RAW DATA:
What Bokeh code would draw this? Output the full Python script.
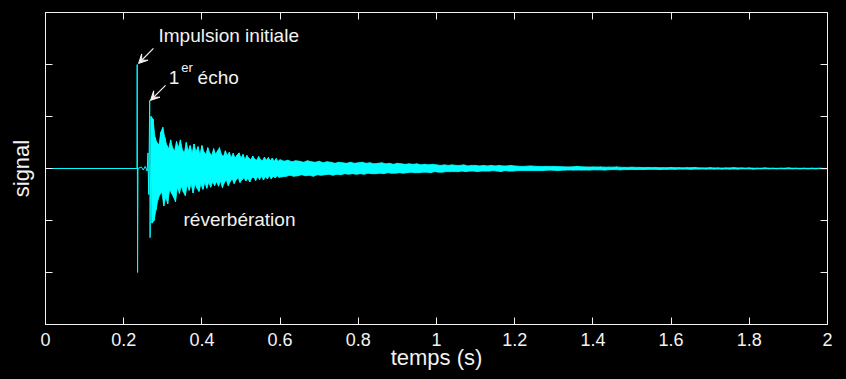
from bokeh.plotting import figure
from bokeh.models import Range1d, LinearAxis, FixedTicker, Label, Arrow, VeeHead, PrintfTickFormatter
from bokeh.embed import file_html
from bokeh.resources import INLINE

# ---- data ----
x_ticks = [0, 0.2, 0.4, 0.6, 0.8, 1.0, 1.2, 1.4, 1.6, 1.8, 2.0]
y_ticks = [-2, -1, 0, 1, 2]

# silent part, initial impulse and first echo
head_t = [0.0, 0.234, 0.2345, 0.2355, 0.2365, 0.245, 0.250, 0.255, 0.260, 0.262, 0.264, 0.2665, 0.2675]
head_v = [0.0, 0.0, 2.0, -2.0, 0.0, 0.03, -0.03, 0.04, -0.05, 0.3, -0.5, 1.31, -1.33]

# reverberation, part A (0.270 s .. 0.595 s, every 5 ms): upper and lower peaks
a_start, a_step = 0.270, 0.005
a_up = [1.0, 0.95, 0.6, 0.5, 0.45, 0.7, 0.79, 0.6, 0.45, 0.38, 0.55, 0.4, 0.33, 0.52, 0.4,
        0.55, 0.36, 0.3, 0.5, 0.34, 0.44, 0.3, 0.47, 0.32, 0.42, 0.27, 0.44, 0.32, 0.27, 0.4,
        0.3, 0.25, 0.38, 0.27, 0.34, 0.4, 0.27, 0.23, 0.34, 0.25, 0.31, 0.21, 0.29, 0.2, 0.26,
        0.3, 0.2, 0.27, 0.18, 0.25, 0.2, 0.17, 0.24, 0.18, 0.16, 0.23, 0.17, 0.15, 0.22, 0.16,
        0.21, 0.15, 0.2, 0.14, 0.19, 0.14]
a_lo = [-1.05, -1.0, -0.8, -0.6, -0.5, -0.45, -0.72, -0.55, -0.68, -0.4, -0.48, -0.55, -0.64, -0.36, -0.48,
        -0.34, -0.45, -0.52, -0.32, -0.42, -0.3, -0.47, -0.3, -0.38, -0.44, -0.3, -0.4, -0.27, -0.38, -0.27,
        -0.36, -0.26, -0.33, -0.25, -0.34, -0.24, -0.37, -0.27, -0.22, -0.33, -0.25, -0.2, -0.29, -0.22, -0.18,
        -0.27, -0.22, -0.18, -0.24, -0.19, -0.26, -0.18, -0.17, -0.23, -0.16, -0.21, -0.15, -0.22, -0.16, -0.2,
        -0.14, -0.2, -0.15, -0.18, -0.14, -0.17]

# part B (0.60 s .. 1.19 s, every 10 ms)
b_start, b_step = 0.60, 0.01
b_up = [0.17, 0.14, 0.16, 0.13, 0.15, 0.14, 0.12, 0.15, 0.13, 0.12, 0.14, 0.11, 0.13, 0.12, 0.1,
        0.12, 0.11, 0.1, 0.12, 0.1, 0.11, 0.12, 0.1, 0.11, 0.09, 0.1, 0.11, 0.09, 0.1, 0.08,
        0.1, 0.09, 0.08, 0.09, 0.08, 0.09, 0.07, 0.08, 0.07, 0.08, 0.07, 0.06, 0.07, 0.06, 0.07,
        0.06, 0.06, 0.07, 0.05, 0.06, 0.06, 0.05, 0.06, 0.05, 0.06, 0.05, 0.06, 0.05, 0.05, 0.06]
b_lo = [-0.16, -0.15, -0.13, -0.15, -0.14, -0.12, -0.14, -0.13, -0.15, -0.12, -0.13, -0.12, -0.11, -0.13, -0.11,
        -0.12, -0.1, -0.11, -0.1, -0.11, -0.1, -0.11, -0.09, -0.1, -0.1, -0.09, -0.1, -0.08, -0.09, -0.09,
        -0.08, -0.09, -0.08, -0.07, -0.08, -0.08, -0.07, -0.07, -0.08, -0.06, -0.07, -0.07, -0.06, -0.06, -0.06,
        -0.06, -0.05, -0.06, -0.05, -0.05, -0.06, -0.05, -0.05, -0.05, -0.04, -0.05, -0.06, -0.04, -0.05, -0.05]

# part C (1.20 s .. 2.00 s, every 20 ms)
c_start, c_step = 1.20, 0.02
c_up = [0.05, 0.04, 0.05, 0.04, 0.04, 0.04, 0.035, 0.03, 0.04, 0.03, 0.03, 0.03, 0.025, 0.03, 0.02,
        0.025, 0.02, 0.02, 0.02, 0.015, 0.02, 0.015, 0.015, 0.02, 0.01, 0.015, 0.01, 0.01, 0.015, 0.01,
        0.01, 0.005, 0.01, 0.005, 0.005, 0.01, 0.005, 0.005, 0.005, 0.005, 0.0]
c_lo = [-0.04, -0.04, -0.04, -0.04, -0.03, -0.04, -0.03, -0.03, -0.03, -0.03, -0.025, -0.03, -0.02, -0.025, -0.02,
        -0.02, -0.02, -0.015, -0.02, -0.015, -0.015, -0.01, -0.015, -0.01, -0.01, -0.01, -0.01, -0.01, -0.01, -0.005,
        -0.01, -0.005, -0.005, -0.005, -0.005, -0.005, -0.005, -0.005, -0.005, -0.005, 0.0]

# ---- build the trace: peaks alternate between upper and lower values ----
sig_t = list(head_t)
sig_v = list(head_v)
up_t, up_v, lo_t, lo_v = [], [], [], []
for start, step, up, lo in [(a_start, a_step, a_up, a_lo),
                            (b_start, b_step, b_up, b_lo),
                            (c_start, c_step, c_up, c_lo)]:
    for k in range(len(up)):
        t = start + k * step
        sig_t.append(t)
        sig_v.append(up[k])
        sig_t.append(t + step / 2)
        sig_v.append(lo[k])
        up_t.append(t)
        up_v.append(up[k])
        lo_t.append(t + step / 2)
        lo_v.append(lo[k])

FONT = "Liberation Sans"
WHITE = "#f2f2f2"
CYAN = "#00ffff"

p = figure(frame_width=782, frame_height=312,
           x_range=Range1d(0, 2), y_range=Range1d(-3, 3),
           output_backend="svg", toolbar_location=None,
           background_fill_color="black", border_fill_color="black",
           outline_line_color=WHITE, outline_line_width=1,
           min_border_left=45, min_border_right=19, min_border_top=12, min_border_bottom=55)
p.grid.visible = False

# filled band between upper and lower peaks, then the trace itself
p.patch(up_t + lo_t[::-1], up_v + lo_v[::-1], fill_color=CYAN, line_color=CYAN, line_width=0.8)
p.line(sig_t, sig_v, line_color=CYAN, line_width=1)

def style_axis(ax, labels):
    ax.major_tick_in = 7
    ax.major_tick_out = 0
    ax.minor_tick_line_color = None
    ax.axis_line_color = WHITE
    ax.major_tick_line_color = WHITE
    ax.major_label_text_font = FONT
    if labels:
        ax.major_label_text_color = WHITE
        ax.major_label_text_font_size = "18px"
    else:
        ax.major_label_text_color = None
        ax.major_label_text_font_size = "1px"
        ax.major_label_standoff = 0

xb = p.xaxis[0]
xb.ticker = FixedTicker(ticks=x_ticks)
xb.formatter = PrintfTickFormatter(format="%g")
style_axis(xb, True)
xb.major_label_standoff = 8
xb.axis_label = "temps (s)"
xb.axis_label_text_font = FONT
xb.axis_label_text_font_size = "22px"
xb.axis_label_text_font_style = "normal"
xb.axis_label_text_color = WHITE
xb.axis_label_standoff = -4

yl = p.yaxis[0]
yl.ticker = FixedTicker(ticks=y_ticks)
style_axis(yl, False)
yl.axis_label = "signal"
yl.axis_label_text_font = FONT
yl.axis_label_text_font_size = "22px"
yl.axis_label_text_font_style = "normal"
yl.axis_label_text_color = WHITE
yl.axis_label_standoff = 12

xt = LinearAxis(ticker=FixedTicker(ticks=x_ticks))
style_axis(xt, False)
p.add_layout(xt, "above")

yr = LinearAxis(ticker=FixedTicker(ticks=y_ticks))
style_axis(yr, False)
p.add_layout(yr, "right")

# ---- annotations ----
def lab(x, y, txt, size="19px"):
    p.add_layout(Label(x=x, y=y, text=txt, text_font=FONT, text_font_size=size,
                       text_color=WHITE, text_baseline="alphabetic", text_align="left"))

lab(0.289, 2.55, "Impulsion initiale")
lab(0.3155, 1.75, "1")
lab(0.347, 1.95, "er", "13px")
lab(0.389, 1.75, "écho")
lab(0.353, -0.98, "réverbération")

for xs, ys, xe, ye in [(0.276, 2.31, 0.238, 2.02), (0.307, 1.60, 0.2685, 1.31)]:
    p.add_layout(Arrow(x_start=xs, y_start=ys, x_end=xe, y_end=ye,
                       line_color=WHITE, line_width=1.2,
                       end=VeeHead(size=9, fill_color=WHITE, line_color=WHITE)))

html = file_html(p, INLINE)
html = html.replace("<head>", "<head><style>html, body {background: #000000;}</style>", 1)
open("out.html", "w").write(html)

WHAT THE EXERCISE ASKS: Reproduce exactly the run of lines that opens the listing and closes with the line holding "y_ticks = [-2, -1, 0, 1, 2]". Pictures are excluded.

TASK OUTPUT:
What Bokeh code would draw this? Output the full Python script.
from bokeh.plotting import figure
from bokeh.models import Range1d, LinearAxis, FixedTicker, Label, Arrow, VeeHead, PrintfTickFormatter
from bokeh.embed import file_html
from bokeh.resources import INLINE

# ---- data ----
x_ticks = [0, 0.2, 0.4, 0.6, 0.8, 1.0, 1.2, 1.4, 1.6, 1.8, 2.0]
y_ticks = [-2, -1, 0, 1, 2]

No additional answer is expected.